New Kiasma chief says climate change is the biggest challenge

Kiira Miesmaa. Photo: Finnish National Gallery / Pirje Mykkänen.

The new director of Kiasma Museum of Contemporary Art in Finland has said that ensuring a sustainable future and countering climate change should be the driving force for museums.

Kiira Miesmaa, who takes the new job this month, says that while she believes in seeing art physically, ‘it’s vital to do so with as small a carbon footprint as possible.’
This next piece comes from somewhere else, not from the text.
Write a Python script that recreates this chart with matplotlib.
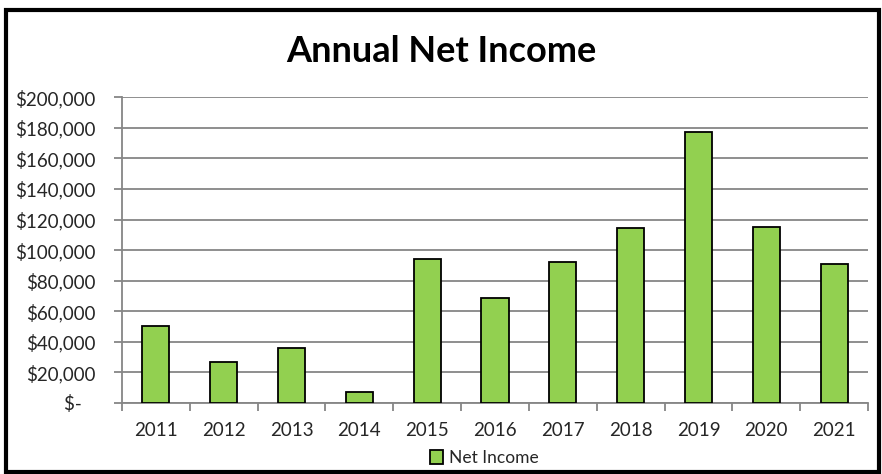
import matplotlib.pyplot as plt
from matplotlib.patches import Rectangle
from matplotlib.ticker import FixedLocator, FuncFormatter
import numpy as np

plt.rcParams['font.family'] = ['Lato', 'DejaVu Sans']

# values
years = ['2011', '2012', '2013', '2014', '2015', '2016', '2017', '2018', '2019', '2020', '2021']
net_income = [50400, 26500, 36300, 7500, 94300, 69000, 92100, 114200, 177100, 114900, 90800]
y_ticks = [0, 20000, 40000, 60000, 80000, 100000, 120000, 140000, 160000, 180000, 200000]

W, H = 882, 474
fig = plt.figure(figsize=(W / 100, H / 100), dpi=100)
ax = fig.add_axes([122 / W, 1 - 403 / H, (868 - 122) / W, (403 - 97.3) / H])

x = np.arange(len(years))
ax.bar(x, net_income, width=0.4, color='#92D050', edgecolor='black', linewidth=1.3,
       label='Net Income', zorder=3)

ax.set_ylim(0, 200000)
ax.set_xlim(-0.5, len(years) - 0.5)
ax.yaxis.set_major_locator(FixedLocator(y_ticks))


def money(v, pos):
    if v == 0:
        return '$-   '
    return f'${v:,.0f}'


ax.yaxis.set_major_formatter(FuncFormatter(money))
ax.grid(axis='y', color='#868686', linewidth=1.3, zorder=0)

# category boundary ticks, labels in the middle
ax.xaxis.set_major_locator(FixedLocator(np.arange(-0.5, len(years), 1.0)))
ax.xaxis.set_major_formatter(FuncFormatter(lambda v, p: ''))
ax.set_xticks(x, years, minor=True)
ax.tick_params(axis='x', which='major', length=6, width=1.3, color='#868686', direction='out')
ax.tick_params(axis='x', which='minor', length=0, pad=14, labelsize=13.5, labelcolor='#262626')
ax.tick_params(axis='y', length=6, width=1.3, color='#868686', pad=13, labelsize=13.5,
               labelcolor='#262626')

for s in ['top', 'right']:
    ax.spines[s].set_visible(False)
for s in ['left', 'bottom']:
    ax.spines[s].set_color('#868686')
    ax.spines[s].set_linewidth(1.3)

fig.text(441 / W, 1 - 52 / H, 'Annual Net Income', ha='center', va='center',
         fontsize=26, fontweight='bold', color='black')

fig.legend(loc='center', bbox_to_anchor=(484 / W, 1 - 458 / H), frameon=False,
           fontsize=12.5, handlelength=0.8, handleheight=0.8, handletextpad=0.3,
           labelcolor='#262626')

fig.patches.append(Rectangle((6 / W, 1 - 472 / H), (879 - 6) / W, (472 - 10) / H,
                             transform=fig.transFigure, fill=False,
                             edgecolor='black', linewidth=3, zorder=10))

fig.savefig('out.png', dpi=100)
Miesmaa was previously the CEO of the commercial Galerie Forsblom in Helsinki, which represents artists including Ai Weiwei, Kaarina Kaikkonen and Julian Schnabel. She said her other key responsibility for the new job was ensuring freedom of expression against political interference. Reflecting that Finland regularly sits in the top five of artistic and press freedom indexes, Miesmaa says: ‘I’m doing my part to help keep it that way. I see Kiasma as a place where different voices can safely be heard.’

The museum was at the centre of a five-month boycott last year by artists over its connection to patron and collector Chaim ‘Poju’ Zabludowicz. Zabludowicz runs the London-based investment company Tamares, and is the son of Shlomo Zabludowicz, who made his fortune on profits from negotiating arms deals between Finland and Israel. Tamares has previously invested in two companies, Knafaim Holdings and Palantir Technologies, both with business ties to Israeli security forces. 

Following the boycott, Kiasma severed ties with the Kiasma Support Foundation, which Zabludowicz cofounded, and announced new guidelines regarding ethical funding. Then museum director Leevi Haapala resigned from the foundation’s board. The following December, Haapla left the institution completely, taking the position of dean of the Academy of Fine Arts art school.

Miesmaa says that private funding remains central to the museum’s budget but institutions ‘will have to assess what they can do in the future and where to cut back so that the statutory responsibilities for museums are still met.’